_Supplied data_
---

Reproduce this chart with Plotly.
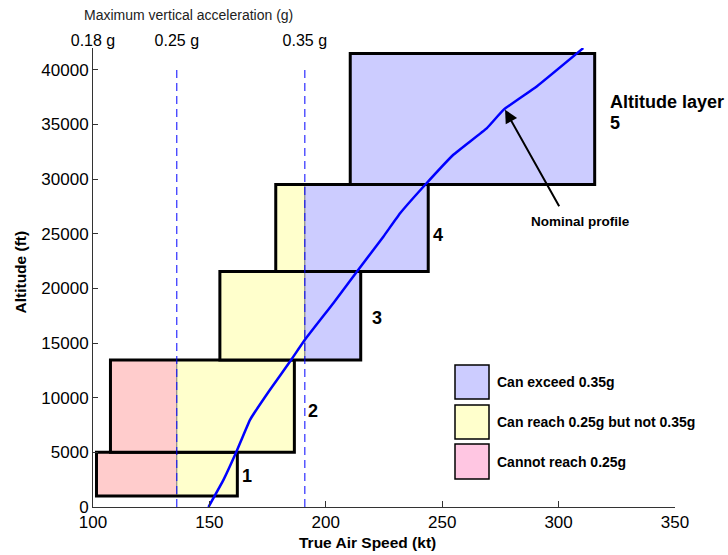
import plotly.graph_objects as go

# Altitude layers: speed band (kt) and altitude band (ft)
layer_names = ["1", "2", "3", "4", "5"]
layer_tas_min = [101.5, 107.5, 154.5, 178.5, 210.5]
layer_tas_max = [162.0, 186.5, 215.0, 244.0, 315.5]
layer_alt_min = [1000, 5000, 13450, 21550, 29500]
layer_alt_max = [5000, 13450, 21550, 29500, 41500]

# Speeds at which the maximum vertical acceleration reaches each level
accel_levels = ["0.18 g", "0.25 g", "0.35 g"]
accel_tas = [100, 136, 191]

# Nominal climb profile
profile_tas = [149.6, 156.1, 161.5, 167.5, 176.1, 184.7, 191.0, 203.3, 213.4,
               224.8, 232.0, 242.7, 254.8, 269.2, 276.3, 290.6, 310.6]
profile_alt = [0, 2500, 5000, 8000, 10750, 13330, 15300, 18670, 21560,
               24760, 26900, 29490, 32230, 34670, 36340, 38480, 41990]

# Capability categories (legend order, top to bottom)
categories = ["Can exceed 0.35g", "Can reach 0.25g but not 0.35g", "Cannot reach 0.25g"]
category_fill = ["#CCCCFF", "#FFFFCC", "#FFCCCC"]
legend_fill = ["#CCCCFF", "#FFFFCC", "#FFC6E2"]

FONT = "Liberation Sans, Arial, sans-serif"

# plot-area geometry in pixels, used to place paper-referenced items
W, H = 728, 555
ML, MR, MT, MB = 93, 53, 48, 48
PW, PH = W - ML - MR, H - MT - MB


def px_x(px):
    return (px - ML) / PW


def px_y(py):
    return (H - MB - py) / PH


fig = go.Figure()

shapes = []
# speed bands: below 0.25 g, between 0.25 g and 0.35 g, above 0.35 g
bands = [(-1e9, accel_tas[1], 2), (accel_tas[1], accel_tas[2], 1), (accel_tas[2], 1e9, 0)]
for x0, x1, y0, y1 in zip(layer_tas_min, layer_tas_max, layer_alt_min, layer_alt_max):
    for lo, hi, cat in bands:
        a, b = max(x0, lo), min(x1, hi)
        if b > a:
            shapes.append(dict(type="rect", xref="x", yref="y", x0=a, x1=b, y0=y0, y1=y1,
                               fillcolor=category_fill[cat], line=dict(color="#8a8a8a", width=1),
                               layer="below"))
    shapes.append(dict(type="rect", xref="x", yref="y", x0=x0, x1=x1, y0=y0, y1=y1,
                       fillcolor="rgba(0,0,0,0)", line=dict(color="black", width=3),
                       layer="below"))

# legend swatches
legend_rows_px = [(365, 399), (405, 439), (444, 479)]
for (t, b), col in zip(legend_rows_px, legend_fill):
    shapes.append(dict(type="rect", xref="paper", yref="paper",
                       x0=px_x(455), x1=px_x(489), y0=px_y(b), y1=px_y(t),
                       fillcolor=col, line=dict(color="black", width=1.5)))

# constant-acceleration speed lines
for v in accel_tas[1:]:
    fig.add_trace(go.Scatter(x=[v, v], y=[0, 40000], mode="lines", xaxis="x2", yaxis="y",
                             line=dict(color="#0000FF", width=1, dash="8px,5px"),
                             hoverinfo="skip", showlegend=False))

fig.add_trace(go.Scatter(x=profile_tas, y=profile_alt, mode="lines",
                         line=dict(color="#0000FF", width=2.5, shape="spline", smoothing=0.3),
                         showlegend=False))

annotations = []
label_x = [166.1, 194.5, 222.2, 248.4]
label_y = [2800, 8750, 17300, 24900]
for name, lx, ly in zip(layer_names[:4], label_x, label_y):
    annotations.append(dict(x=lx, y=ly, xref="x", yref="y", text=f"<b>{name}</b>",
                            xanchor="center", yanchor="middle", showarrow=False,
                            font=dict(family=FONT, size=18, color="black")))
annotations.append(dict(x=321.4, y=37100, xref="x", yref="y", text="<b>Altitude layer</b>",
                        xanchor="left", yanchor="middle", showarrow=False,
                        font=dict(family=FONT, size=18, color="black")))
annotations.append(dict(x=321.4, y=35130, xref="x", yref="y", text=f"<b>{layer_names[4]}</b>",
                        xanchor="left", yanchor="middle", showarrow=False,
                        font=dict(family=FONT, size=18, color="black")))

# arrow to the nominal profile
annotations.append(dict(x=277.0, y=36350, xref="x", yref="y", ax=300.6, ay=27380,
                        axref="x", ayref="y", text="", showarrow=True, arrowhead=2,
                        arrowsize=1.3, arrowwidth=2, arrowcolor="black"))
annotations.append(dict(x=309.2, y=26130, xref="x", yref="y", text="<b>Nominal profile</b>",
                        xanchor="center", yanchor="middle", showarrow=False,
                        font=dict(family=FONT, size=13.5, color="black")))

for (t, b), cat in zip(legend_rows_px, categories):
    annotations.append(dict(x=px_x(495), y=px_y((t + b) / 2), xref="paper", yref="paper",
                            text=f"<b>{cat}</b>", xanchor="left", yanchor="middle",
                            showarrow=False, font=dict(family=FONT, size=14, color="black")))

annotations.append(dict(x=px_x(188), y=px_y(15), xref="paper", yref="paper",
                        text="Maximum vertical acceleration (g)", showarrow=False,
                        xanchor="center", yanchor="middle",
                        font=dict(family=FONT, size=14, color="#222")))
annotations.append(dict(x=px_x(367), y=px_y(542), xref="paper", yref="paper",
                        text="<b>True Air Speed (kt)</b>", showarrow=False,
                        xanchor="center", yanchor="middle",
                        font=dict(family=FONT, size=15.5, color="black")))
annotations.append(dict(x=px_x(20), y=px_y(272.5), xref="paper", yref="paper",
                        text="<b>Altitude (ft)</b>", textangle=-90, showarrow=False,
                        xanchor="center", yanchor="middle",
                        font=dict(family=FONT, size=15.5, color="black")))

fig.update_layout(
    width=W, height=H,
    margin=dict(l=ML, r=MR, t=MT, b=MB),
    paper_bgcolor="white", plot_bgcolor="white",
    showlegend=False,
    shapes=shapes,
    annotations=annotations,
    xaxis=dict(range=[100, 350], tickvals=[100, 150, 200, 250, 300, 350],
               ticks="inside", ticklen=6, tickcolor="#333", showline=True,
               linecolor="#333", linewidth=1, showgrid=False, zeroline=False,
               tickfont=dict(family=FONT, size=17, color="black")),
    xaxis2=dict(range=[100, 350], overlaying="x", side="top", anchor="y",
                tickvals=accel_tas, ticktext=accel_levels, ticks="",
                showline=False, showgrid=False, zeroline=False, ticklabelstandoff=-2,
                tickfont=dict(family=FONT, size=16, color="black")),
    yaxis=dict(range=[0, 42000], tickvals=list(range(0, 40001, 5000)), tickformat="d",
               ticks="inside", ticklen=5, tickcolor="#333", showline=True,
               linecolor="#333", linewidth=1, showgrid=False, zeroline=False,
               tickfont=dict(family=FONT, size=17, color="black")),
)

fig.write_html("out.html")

---

_Set problem_
Transcribe the opening line of the listing above, please, and every line after it through the line with "accel_tas = [100, 136, 191]", word for word, without pictures.

_Exercise solution_
Reproduce this chart with Plotly.
import plotly.graph_objects as go

# Altitude layers: speed band (kt) and altitude band (ft)
layer_names = ["1", "2", "3", "4", "5"]
layer_tas_min = [101.5, 107.5, 154.5, 178.5, 210.5]
layer_tas_max = [162.0, 186.5, 215.0, 244.0, 315.5]
layer_alt_min = [1000, 5000, 13450, 21550, 29500]
layer_alt_max = [5000, 13450, 21550, 29500, 41500]

# Speeds at which the maximum vertical acceleration reaches each level
accel_levels = ["0.18 g", "0.25 g", "0.35 g"]
accel_tas = [100, 136, 191]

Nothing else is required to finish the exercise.